A Monochrome World of Vivid ColorUsing Automobile Paint, Bill Thompson Creates Intensely Square Art
First impressions are not always accurate. On entering Kitchen, an art gallery in Hannamdong, one is assaulted with colors that rival the color options for Volkwagen's Beetle. Then, nothing. Each minimalist painting in Bill Thompson's exhibit "Altered Flats and Nodes" is vibrant, yes, but square, in both senses. After a panoramic glimpse of a 35-centimeter-by-35-cm-by-10-cm "Sweetheart," a 35-cm-by-35-cm-by-10-cm "Zoe," a 35-cm-by-35-cm-by-10-cm "Lazuli," oh, and some deviants like the 38-cm-by-38-cm-by-10-cm "Persephone" and the 50-cm-by-50-cm-by-5-cm "Falcon," the eyes glaze over like so.
"Altered Flats and Nodes" is not a sales pitch by an automobile paint firm, but a "heretical variation of the monochrome," according to Mr. Thompson, 43. It just happens to take a little effort from the viewer to be drawn into his whimsical and elegant vision.
"Gazing into one of his pieces is like looking at the world from the back of an ambling horse," said Lee Ji-eun, the general manager of Kitchen. "It's like looking into another world."
The best way to be transported into this other world is to walk up close to one of the the paintings and gaze into it, intensely. Walk around the painting while maintaining eye contact. What leaps out is almost an optical illusion, a vision that hovers "between the inviting, rippling surface of a lake and the 'come-on' glossy curves of a Harley Davidson motorcycle," according to the Worcester Art Museum. The musem in Massachusetts included Mr. Thompson's paintings in a group exhibit, "Painting Pushed to Extremes," which ended in November.
In order to achieve the mesmerizing colors, Mr. Thompson carves a solid block of polyurethane with a grinder, then polishes it. He sprays the panel with 15 to 20 layers of automobile paint, starting with a primer and ending with a clear coat.
"What finally emerges is a highly polished and reflective enameled surface that exudes intense vitality in its presence," according to Kitchen, where the show will continue until Jan. 27. Incidentally, the painter wore all black during the opening reception at the beginning of December.
The surface of most of the paintings is curved. Automobile paint is reflective. The two together create reflections that are as distorted as the painting's surface.
The paintings require human interaction for the viewer to get a glimpse of a dynamic and ethereal world. Its sleek topography begs to be touched.
"The lush surface invites you in and then seems to look right back at you, or even behind you," according to Elizabeth Chiles, a curator at the Barbara Krakow Gallery. The Boston gallery hosted a Bill Thompson show in 1999.
"Zoe," "Buckeye," "Persephone" and "Lazuli" are pronouncedly curved paintings near an almost floor-to-ceiling window. Sunlight streams in through the 9.5-meter-wide by 3.5-meter-high window. The images seen in the paintings change, depending on the time of day. The saturation of the greens in "Zoe" constantly varies according to the angle of the sun and the viewer's line of sight. The same is true of the three other paintings.

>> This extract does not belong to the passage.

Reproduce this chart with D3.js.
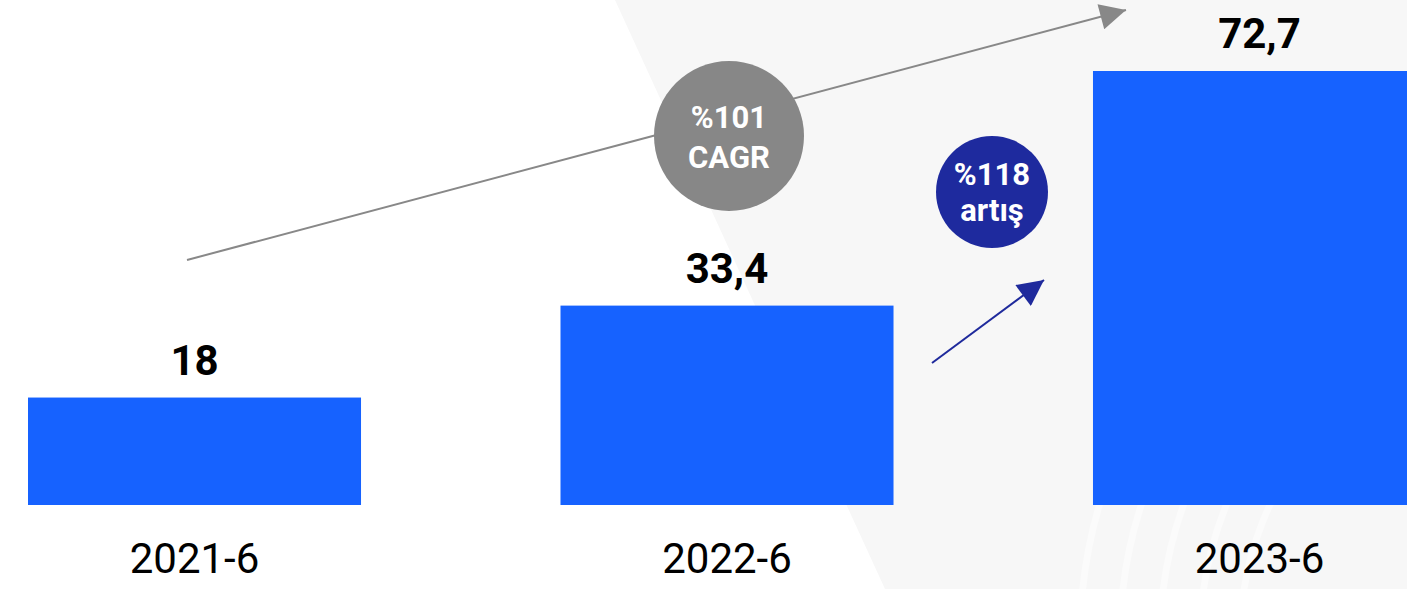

The adjoining area contains the bulk of Mr. Thompson's paintings. "The Liberation of Monastral Blue" is three panels of varying dimensions positioned according to height. The largest painting is at the base with the smallest one on the top, playing with depth of perception. As the viewer's gaze travels up the blue paintings, the readings change because of the curved surfaces and the sense of a vanishing point. "It's like you're by the ocean, seeing the waves break," Ms. Lee said, adding, "You see all the colors of blue."
"360" also actively engages the viewer. The surfaces of the four reflective panels are angled differently. The result is a painting that mimics the viewer's face from different angles.
Mr. Thompson continues to play with the viewer in a painting called "Locket." Hidden in a corner, the two yellow-toned paintings at first appear identical. The second-take response is a realization that one is concave and the other convex.
"Body/Soul" is another painting with meaning beyond first impressions. Two contradicting panels, one is a deep red and opaque, the other is white and irridescent.
It comes as no surprise that Nancy Stapen, a critic at ARTnews, described Mr. Thompson's paintings as tickling the funny bone and engaging the mind. "How often does one find formally rigorous paintings that are also funny?" she wrote in a review.
Mr. Thompson arrived at the Boston art scene as a child prodigy. He began drawing at three and was featured in the Boston Evening Globe newspaper as a teenager. After two years at college, Mr. Thompson became disenchanted with education and painting and quit, according to Francine Koslow Miller, a writer at "The Print Collector's Newsletter."
After more than a decade of withdrawal from the public art scene, he re-entered as a serious, exhibiting painter in 1989.
"It took a lot of mileage to get to a point where I could do a painting without anything in it but color and texture," Mr. Thompson told "The Print Collector's Newsletter."
"A single color is not emptiness and is no less about something than a complex picture."